Saturday, January 16, 2010

Chili Dog Mac


So, you made a delicious pot of chili. You know, the one I posted earlier. Now, what can you do with the leftovers?

Chili Mac is always popular. Chili, cheese, easy to make, what's not to like? This recipe is basically chili mac with an extra ingredient. I add some jalapeno smoked sausage to add some extra kick and meatiness. Hence, chili dog mac.

Ingredients:

1 lb. dry macaroni.
4 c. cooked chili, heated.
1 lb. smoked sausage or hot dogs, diced.
2 c. milk.
2 c. shredded cheese. I don't use anything specific. I use it as an opportunity to get rid of the last bits of cheese left in the fridge. You know, that last little piece of cheddar or the final bit of shredded Monterrey Jack left in the bag. Throw 'em all in, it's all good.
3 tblsp. flour.
3 tblsp. oil (optional)
salt and pepper to taste.

Cook the macaroni according to the package instructions, drain it and set it aside. In a large pot, heat the sausage or hot dog bits over medium high heat until they're hot and nicely browned, then remove them from the pot and set aside. If you've cooked sausage, it's probably left a nice bit of drippings behind. If you're using lean sausage or hot dogs, you'll need to add some oil to the pan.

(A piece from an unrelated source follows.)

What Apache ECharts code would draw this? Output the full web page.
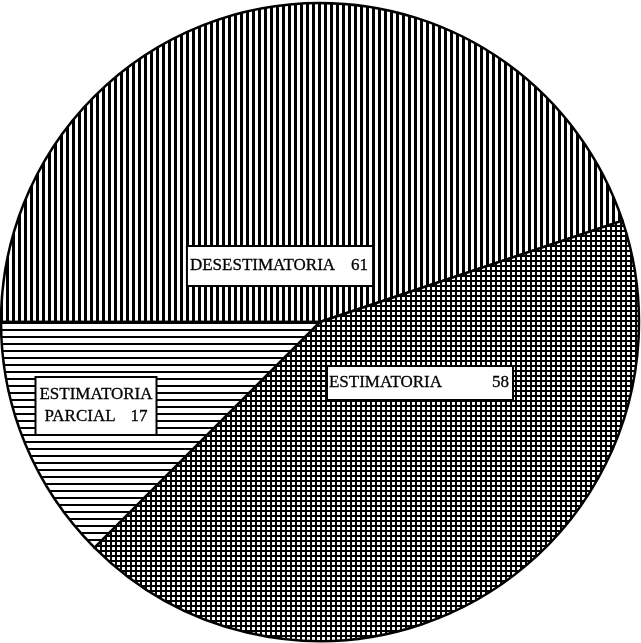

Turn the heat down to medium and add the flour to the oil. Stir until the flour is very lightly browned. It shouldn't take more than a minute or two. Add the milk and stir to dissolve the browned flour. Cook, stirring constantly, until the mixture thickens nicely and starts to bubble. Turn the heat down to very low and add the cheese, one handful at a time. Stir after each addition to melt it completely before adding more. Add the chili and the sausage pieces, and a bit of salt and pepper. Finally, add the macaroni and stir well to combine.

Don't serve this right away. Put a cover over the pot and take it off the heat. Let it set for about 10 minutes before serving. This lets the macaroni soak up some of the sauce. Enjoy!